Tue 7 Oct, 2008
Dante and Me Meditation 1
One of the most valuable books that I have ever read … and which I reread often, constantly discovering new insights … is The Divine Comedy by Dante Alighieri. It is regarded as a great masterpiece of literature and social commentary. Along with Shakespeare and Cervantes, Dante is the root inspiration of existential philosophy.
The opening words contain a metaphor pregnant with meaning. I thought of them when I suggested the concept of “cultural wilderness” in the book Growing Spiritual Redwoods (with Bill Easum).
When I had journeyed half of our life’s way,
I found myself within a shadowed forest,
for I had lost the path that does not stray.
Ah, it is hard to speak of what it was,
that savage forest, dense and difficult,
which even in recall renews my fear:
so bitter – death is hardly more severe!
But to retell the good discovered there,
I’ll also tell the other things I saw.
(I will always quote from the Everyman edition translated by Allen Mandelbaum).
We all know that Dante describes his spiritual journey from damnation to redemption through various stages of Inferno and Purgatorio and Paradiso.

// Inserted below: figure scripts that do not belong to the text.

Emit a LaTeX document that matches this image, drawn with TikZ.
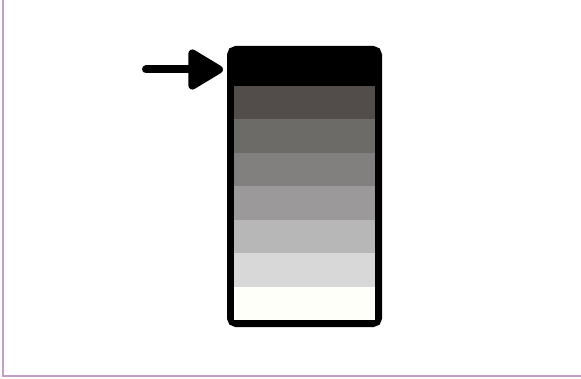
\documentclass[tikz,border=0pt]{standalone}
\usepackage{xcolor}
\usetikzlibrary{arrows.meta, positioning, calc}
\definecolor{ShadeA}{RGB}{82, 77, 74}
\definecolor{ShadeB}{RGB}{108, 107, 104}
\definecolor{ShadeC}{RGB}{129, 128, 127}
\definecolor{ShadeD}{RGB}{155, 153, 153}
\definecolor{ShadeE}{RGB}{183, 183, 183}
\definecolor{ShadeF}{RGB}{216, 216, 216}
\definecolor{ShadeG}{RGB}{255, 255, 249}
\definecolor{EdgeLilac}{RGB}{196, 158, 196}

\begin{document}
\begin{tikzpicture}[
  x=0.75pt, y=-0.75pt,
  tube/.style={
    rectangle, rounded corners=4pt,
    draw=black, fill=black, line width=5.25pt,
    minimum width=111pt, minimum height=205.5pt,
    inner sep=0pt
  },
  band/.style={
    rectangle, draw=none, inner sep=0pt, outer sep=0pt,
    minimum width=105.75pt, minimum height=25.07pt
  },
  pointer/.style={-{Triangle[length=29pt, width=33pt, round]}, line width=6pt, line cap=round},
  edge/.style={draw=EdgeLilac, line width=1pt}
]
  \useasboundingbox (0,0) rectangle (581,378);

  % page edges
  \coordinate (top)    at (3,0);
  \coordinate (corner) at (3,376);
  \coordinate (right)  at (581,376);
  \draw[edge] (top) -- (corner) -- (right);

  % the column
  \node[tube] (box) at (304.5,186.5) {};
  \node[band, fill=ShadeA, below=30pt of box.north] (b1) {};
  \node[band, fill=ShadeB, below=0pt of b1] (b2) {};
  \node[band, fill=ShadeC, below=0pt of b2] (b3) {};
  \node[band, fill=ShadeD, below=0pt of b3] (b4) {};
  \node[band, fill=ShadeE, below=0pt of b4] (b5) {};
  \node[band, fill=ShadeF, below=0pt of b5] (b6) {};
  \node[band, fill=ShadeG, below=0pt of b6] (b7) {};

  % arrow onto the top cell
  \coordinate (aim)  at ($(box.north west)+(-4,23.5)$);
  \coordinate (tail) at ($(aim)+(-77,0)$);
  \draw[pointer] (tail) -- (aim);
\end{tikzpicture}
\end{document}
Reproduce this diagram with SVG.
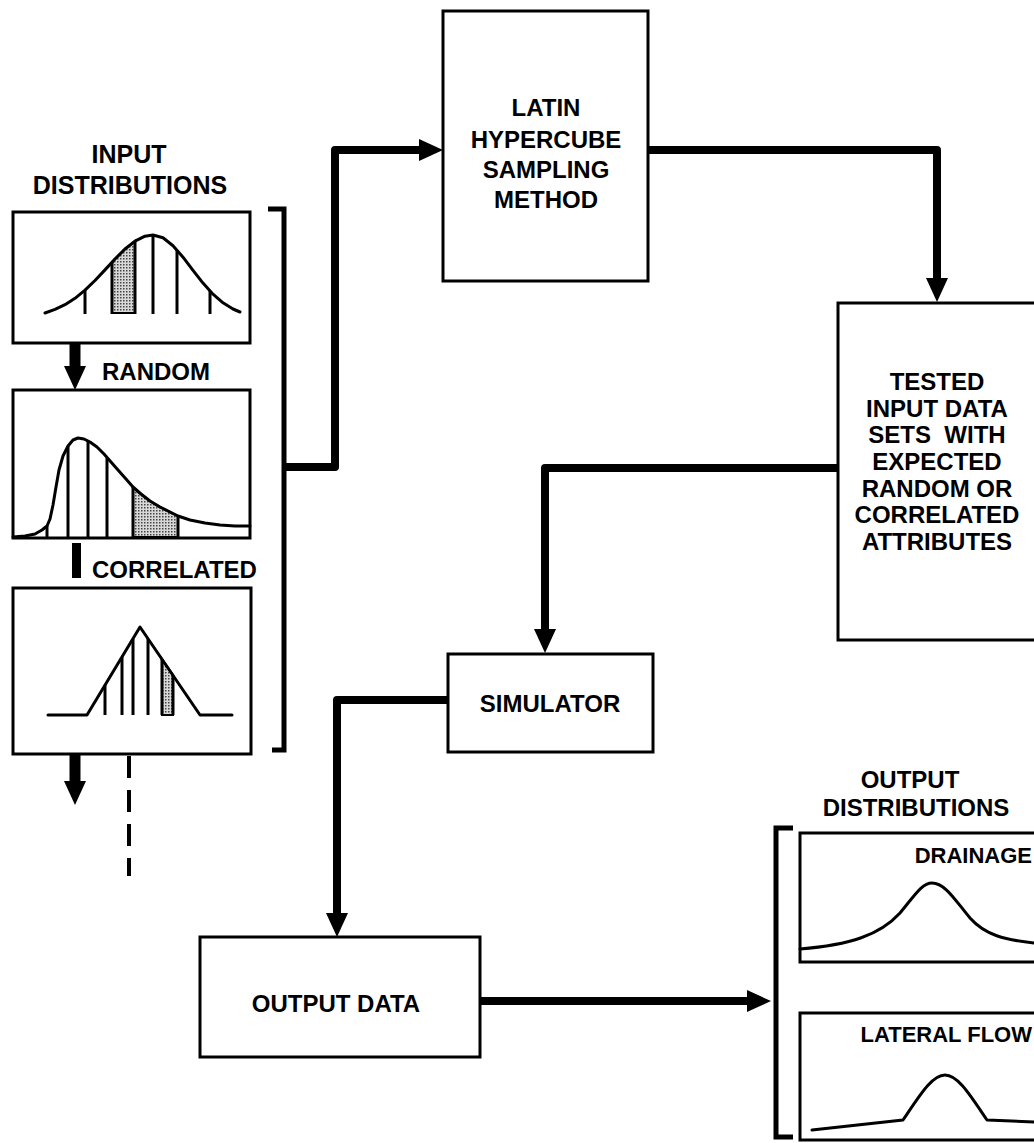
<svg xmlns="http://www.w3.org/2000/svg" width="1034" height="1143" viewBox="0 0 1034 1143">
<style>
  .box{fill:#fff;stroke:#000;stroke-width:3}
  .t{font-family:"Liberation Sans",Arial,sans-serif;font-weight:bold;font-size:24px;fill:#000}
  .tc{text-anchor:middle}
  .te{text-anchor:end}
  .curve{fill:none;stroke:#000;stroke-width:3;stroke-linejoin:round;stroke-linecap:round}
  .vl{stroke:#000;stroke-width:3}
  .conn{fill:none;stroke:#000;stroke-width:8;stroke-linejoin:round}
  .brk{fill:none;stroke:#000;stroke-width:5}
  .shade{fill:url(#stip);stroke:#000;stroke-width:2}
</style>
<defs>
  <pattern id="stip" width="3" height="3" patternUnits="userSpaceOnUse">
    <rect width="3" height="3" fill="#d8d8d8"/>
    <rect width="1.5" height="1.5" fill="#444"/>
  </pattern>
  <marker id="ah" markerUnits="userSpaceOnUse" markerWidth="24" markerHeight="22" refX="8" refY="11" orient="auto" viewBox="0 0 24 22">
    <path d="M0,0 L24,11 L0,22 Z" fill="#000"/>
  </marker>
</defs>

<!-- Input distributions -->
<g id="input-label">
  <text class="t tc" x="129" y="163" style="font-size:25px">INPUT</text>
  <text class="t tc" x="130" y="194" style="font-size:25px">DISTRIBUTIONS</text>
</g>

<g id="input-dist-1">
  <rect class="box" x="13" y="212" width="237" height="131"/>
  <polygon class="shade" points="112,313 112,262 115,259 125,249 135,241 135,313"/>
  <polyline class="curve" points="45,313 55,309.4 65,304.7 75,298.3 85,290.2 95,280.5 105,269.9 115,259 125,249 135,241.1 145,236.2 153,235 163,237.8 173,245.7 183,257.2 193,270.3 203,283.1 213,294.2 223,302.8 233,309 240,312"/>
  <line class="vl" x1="85" y1="290" x2="85" y2="314"/>
  <line class="vl" x1="112" y1="262" x2="112" y2="314"/>
  <line class="vl" x1="135" y1="241" x2="135" y2="314"/>
  <line class="vl" x1="153" y1="235" x2="153" y2="314"/>
  <line class="vl" x1="177" y1="250" x2="177" y2="314"/>
  <line class="vl" x1="210" y1="291" x2="210" y2="314"/>
</g>

<g id="random-label">
  <text class="t" x="102" y="380">RANDOM</text>
</g>

<g id="input-dist-2">
  <rect class="box" x="13" y="390" width="237" height="148"/>
  <polygon class="shade" points="133,537 133,487 141,494 150,501 160,507 170,512 178,516 178,537"/>
  <polyline class="curve" points="13,537 25,536 35,534 42,530 47,526 50,519 53,505 56,487 59,470 63,456 68,446 73,440 78,438 84,439 90,442 97,447 104,454 111,462 118,470 126,479 133,487 141,494 150,501 160,507 170,512 178,516 190,520 205,523 220,525 235,526 250,526"/>
  <line class="vl" x1="47" y1="526" x2="47" y2="537"/>
  <line class="vl" x1="68" y1="446" x2="68" y2="537"/>
  <line class="vl" x1="88" y1="441" x2="88" y2="537"/>
  <line class="vl" x1="107" y1="458" x2="107" y2="537"/>
  <line class="vl" x1="133" y1="487" x2="133" y2="537"/>
  <line class="vl" x1="178" y1="516" x2="178" y2="537"/>
</g>

<g id="correlated-label">
  <rect x="72" y="543" width="9" height="35" fill="#000"/>
  <text class="t" x="92" y="578">CORRELATED</text>
</g>

<g id="input-dist-3">
  <rect class="box" x="13" y="588" width="238" height="166"/>
  <polygon class="shade" points="162,715 162,659 173,675 173,715"/>
  <polyline class="curve" points="48,715 87,715 140,627 200,715 232,715"/>
  <line class="vl" x1="105" y1="685" x2="105" y2="715"/>
  <line class="vl" x1="122" y1="657" x2="122" y2="715"/>
  <line class="vl" x1="133" y1="639" x2="133" y2="715"/>
  <line class="vl" x1="148" y1="639" x2="148" y2="715"/>
  <line class="vl" x1="162" y1="659" x2="162" y2="715"/>
  <line class="vl" x1="173" y1="675" x2="173" y2="715"/>
</g>

<g id="lhs">
  <rect class="box" x="443" y="11" width="205" height="270"/>
  <text class="t tc" x="546" y="116">LATIN</text>
  <text class="t tc" x="546" y="148">HYPERCUBE</text>
  <text class="t tc" x="546" y="178">SAMPLING</text>
  <text class="t tc" x="546" y="208">METHOD</text>
</g>

<g id="tested">
  <rect class="box" x="838" y="303" width="200" height="337"/>
  <text class="t tc" x="937" y="390">TESTED</text>
  <text class="t tc" x="937" y="417">INPUT DATA</text>
  <text class="t tc" x="937" y="443" xml:space="preserve">SETS  WITH</text>
  <text class="t tc" x="937" y="470">EXPECTED</text>
  <text class="t tc" x="937" y="497">RANDOM OR</text>
  <text class="t tc" x="937" y="523">CORRELATED</text>
  <text class="t tc" x="937" y="550">ATTRIBUTES</text>
</g>

<g id="simulator">
  <rect class="box" x="448" y="654" width="205" height="98"/>
  <text class="t tc" x="550" y="712">SIMULATOR</text>
</g>

<g id="output-data">
  <rect class="box" x="200" y="937" width="280" height="120"/>
  <text class="t tc" x="336" y="1012">OUTPUT DATA</text>
</g>

<g id="output-label">
  <text class="t tc" x="910" y="788">OUTPUT</text>
  <text class="t tc" x="916" y="816">DISTRIBUTIONS</text>
</g>

<g id="drainage">
  <rect class="box" x="800" y="833" width="240" height="129"/>
  <text class="t te" x="1032" y="863" style="font-size:22px">DRAINAGE</text>
  <path class="curve" d="M800,949 C850,945 880,935 900,913 C915,895 922,883 932,883 C945,883 955,900 970,918 C985,935 1005,940 1034,943"/>
</g>

<g id="lateral-flow">
  <rect class="box" x="800" y="1013" width="240" height="127"/>
  <text class="t te" x="1032" y="1042" style="font-size:22px">LATERAL FLOW</text>
  <path class="curve" d="M812,1130 L903,1120 C920,1095 932,1075 945,1075 C958,1075 970,1095 987,1120 L1034,1122"/>
</g>

<g id="connectors">
  <path class="brk" d="M268,209 H284 V750 H272"/>
  <path class="brk" d="M793,828 H776 V1137 H793"/>
  <path class="conn" d="M284,467 H335 V150 H427" marker-end="url(#ah)"/>
  <path class="conn" d="M648,150 H937 V286" marker-end="url(#ah)"/>
  <path class="conn" d="M838,468 H545 V637" marker-end="url(#ah)"/>
  <path class="conn" d="M448,700 H337 V921" marker-end="url(#ah)"/>
  <path class="conn" d="M480,1001 H755" marker-end="url(#ah)"/>
  <path class="conn" style="stroke-width:11" d="M75,343 V374" marker-end="url(#ah)"/>
  <path class="conn" style="stroke-width:11" d="M75,755 V789" marker-end="url(#ah)"/>
  <line x1="129" y1="756" x2="129" y2="876" stroke="#000" stroke-width="4" stroke-dasharray="22,12"/>
</g>
</svg>
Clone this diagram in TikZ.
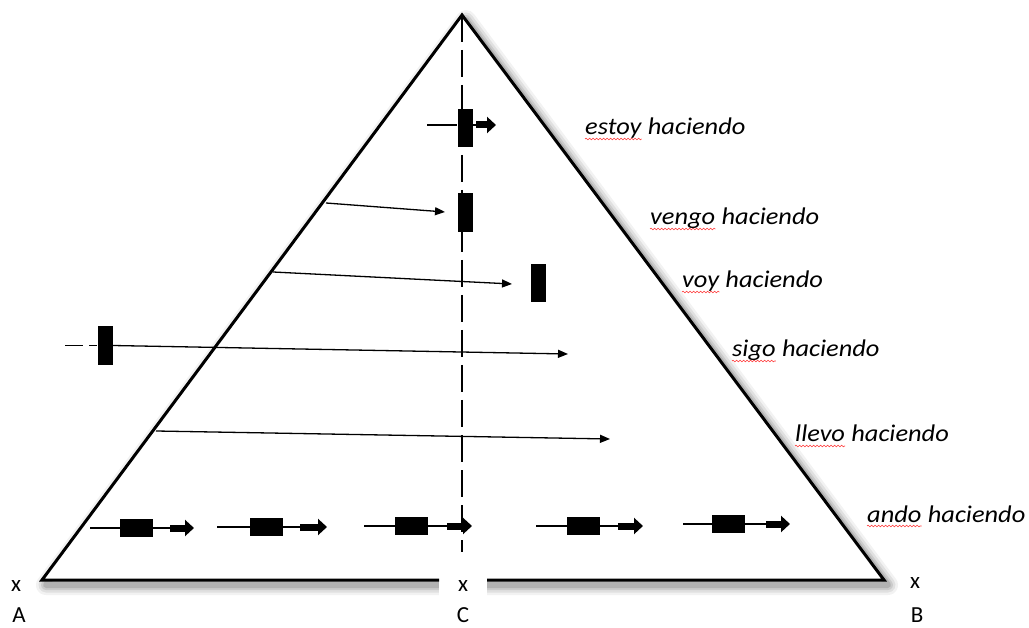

The journey is a template for the tribulations, yearnings, and aspirations of people today … lost as they are in the same wilderness, unable to find … and for postmoderns, even to believe in … “the path that does not stray”.
Apart from the Bible, I find The Divine Comedy to be the most significant guide for spiritual life in all literature. I do not make that statement lightly. I still value reading the antenicene and postnicene fathers, the protestant reformers, Ignatius, Wesley, Martin Luther King Jr., any many more contemporary authors. But nobody captures the journey to redemption like Dante.